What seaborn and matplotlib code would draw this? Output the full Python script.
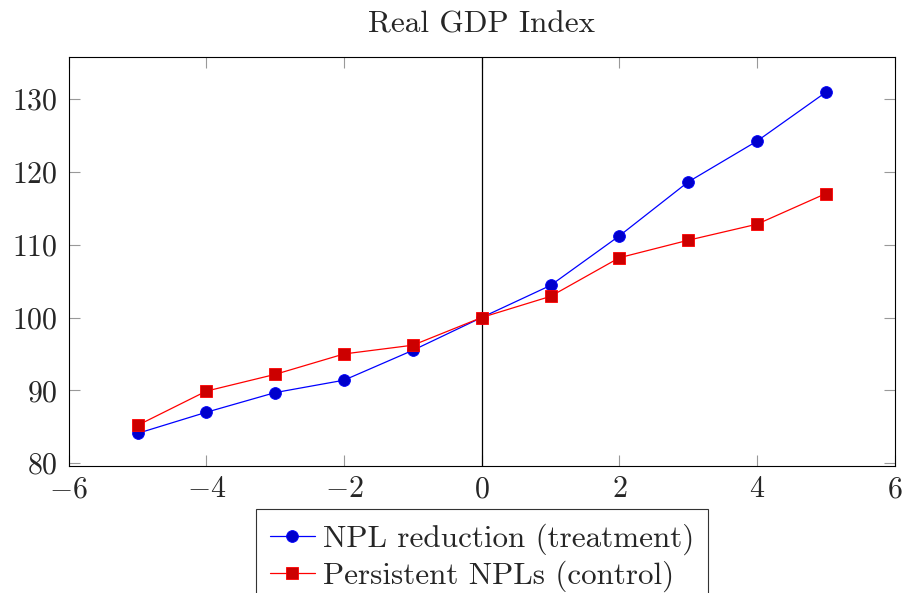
import numpy as np
import pandas as pd
import matplotlib
matplotlib.use("Agg")
import matplotlib.pyplot as plt
import seaborn as sns

# Event time relative to the NPL resolution year
years = [-5, -4, -3, -2, -1, 0, 1, 2, 3, 4, 5]
treatment = [84.1, 87.0, 89.7, 91.4, 95.5, 100.0, 104.4, 111.2, 118.6, 124.2, 130.9]
control = [85.2, 89.9, 92.2, 95.0, 96.2, 100.0, 102.9, 108.2, 110.6, 112.8, 117.0]
series_names = ["NPL reduction (treatment)", "Persistent NPLs (control)"]
title = "Real GDP Index"

sns.set_theme(style="ticks")
plt.rcParams.update({
    "font.family": ["cmr10", "DejaVu Serif"],
    "mathtext.fontset": "cm",
    "axes.formatter.use_mathtext": True,
    "axes.unicode_minus": True,
    "font.size": 21,
})

df = pd.DataFrame({
    "year": years * 2,
    "gdp": treatment + control,
    "group": [series_names[0]] * len(years) + [series_names[1]] * len(years),
})

fig = plt.figure(figsize=(9.05, 5.93), dpi=100)
ax = fig.add_axes([0.0759, 0.2142, 0.9127, 0.6892])

styles = {
    series_names[0]: dict(color="#0000FF", marker="o", markerfacecolor="#0000CC",
                          markeredgecolor="#0000FF", markersize=8.5),
    series_names[1]: dict(color="#FF0000", marker="s", markerfacecolor="#CC0000",
                          markeredgecolor="#FF0000", markersize=8.0),
}
for name in series_names:
    sub = df[df["group"] == name]
    sns.lineplot(data=sub, x="year", y="gdp", ax=ax, label=name,
                 linewidth=0.9, markeredgewidth=0.6, **styles[name])

ax.axvline(0, color="black", linewidth=0.9, zorder=1)

ax.set_xlim(-6, 6)
ax.set_ylim(79.63, 135.7)
ax.set_xticks([-6, -4, -2, 0, 2, 4, 6])
ax.set_yticks([80, 90, 100, 110, 120, 130])
ax.set_xlabel("")
ax.set_ylabel("")
ax.tick_params(direction="in", length=8, width=0.8, color="#999999",
               top=True, right=True, labelsize=21.5, pad=7)
ax.tick_params(axis="y", pad=8)
for sp in ax.spines.values():
    sp.set_color("black")
    sp.set_linewidth(0.8)

ax.set_title(title, fontsize=22.4, pad=18)

leg = ax.legend(loc="upper center", bbox_to_anchor=(0.5, -0.106), ncol=1,
                frameon=True, fancybox=False, framealpha=1, edgecolor="#333333",
                fontsize=22.4, handlelength=1.45, handletextpad=0.25,
                borderpad=0.45, labelspacing=0.2, borderaxespad=0)
leg.get_frame().set_linewidth(0.8)

fig.savefig("out.png", dpi=100)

### [Aim]
Extract all the data above exactly, excluding every picture.

### [Expected answer]
What seaborn and matplotlib code would draw this? Output the full Python script.
import numpy as np
import pandas as pd
import matplotlib
matplotlib.use("Agg")
import matplotlib.pyplot as plt
import seaborn as sns

# Event time relative to the NPL resolution year
years = [-5, -4, -3, -2, -1, 0, 1, 2, 3, 4, 5]
treatment = [84.1, 87.0, 89.7, 91.4, 95.5, 100.0, 104.4, 111.2, 118.6, 124.2, 130.9]
control = [85.2, 89.9, 92.2, 95.0, 96.2, 100.0, 102.9, 108.2, 110.6, 112.8, 117.0]
series_names = ["NPL reduction (treatment)", "Persistent NPLs (control)"]
title = "Real GDP Index"

sns.set_theme(style="ticks")
plt.rcParams.update({
    "font.family": ["cmr10", "DejaVu Serif"],
    "mathtext.fontset": "cm",
    "axes.formatter.use_mathtext": True,
    "axes.unicode_minus": True,
    "font.size": 21,
})

df = pd.DataFrame({
    "year": years * 2,
    "gdp": treatment + control,
    "group": [series_names[0]] * len(years) + [series_names[1]] * len(years),
})

fig = plt.figure(figsize=(9.05, 5.93), dpi=100)
ax = fig.add_axes([0.0759, 0.2142, 0.9127, 0.6892])

styles = {
    series_names[0]: dict(color="#0000FF", marker="o", markerfacecolor="#0000CC",
                          markeredgecolor="#0000FF", markersize=8.5),
    series_names[1]: dict(color="#FF0000", marker="s", markerfacecolor="#CC0000",
                          markeredgecolor="#FF0000", markersize=8.0),
}
for name in series_names:
    sub = df[df["group"] == name]
    sns.lineplot(data=sub, x="year", y="gdp", ax=ax, label=name,
                 linewidth=0.9, markeredgewidth=0.6, **styles[name])

ax.axvline(0, color="black", linewidth=0.9, zorder=1)

ax.set_xlim(-6, 6)
ax.set_ylim(79.63, 135.7)
ax.set_xticks([-6, -4, -2, 0, 2, 4, 6])
ax.set_yticks([80, 90, 100, 110, 120, 130])
ax.set_xlabel("")
ax.set_ylabel("")
ax.tick_params(direction="in", length=8, width=0.8, color="#999999",
               top=True, right=True, labelsize=21.5, pad=7)
ax.tick_params(axis="y", pad=8)
for sp in ax.spines.values():
    sp.set_color("black")
    sp.set_linewidth(0.8)

ax.set_title(title, fontsize=22.4, pad=18)

leg = ax.legend(loc="upper center", bbox_to_anchor=(0.5, -0.106), ncol=1,
                frameon=True, fancybox=False, framealpha=1, edgecolor="#333333",
                fontsize=22.4, handlelength=1.45, handletextpad=0.25,
                borderpad=0.45, labelspacing=0.2, borderaxespad=0)
leg.get_frame().set_linewidth(0.8)

fig.savefig("out.png", dpi=100)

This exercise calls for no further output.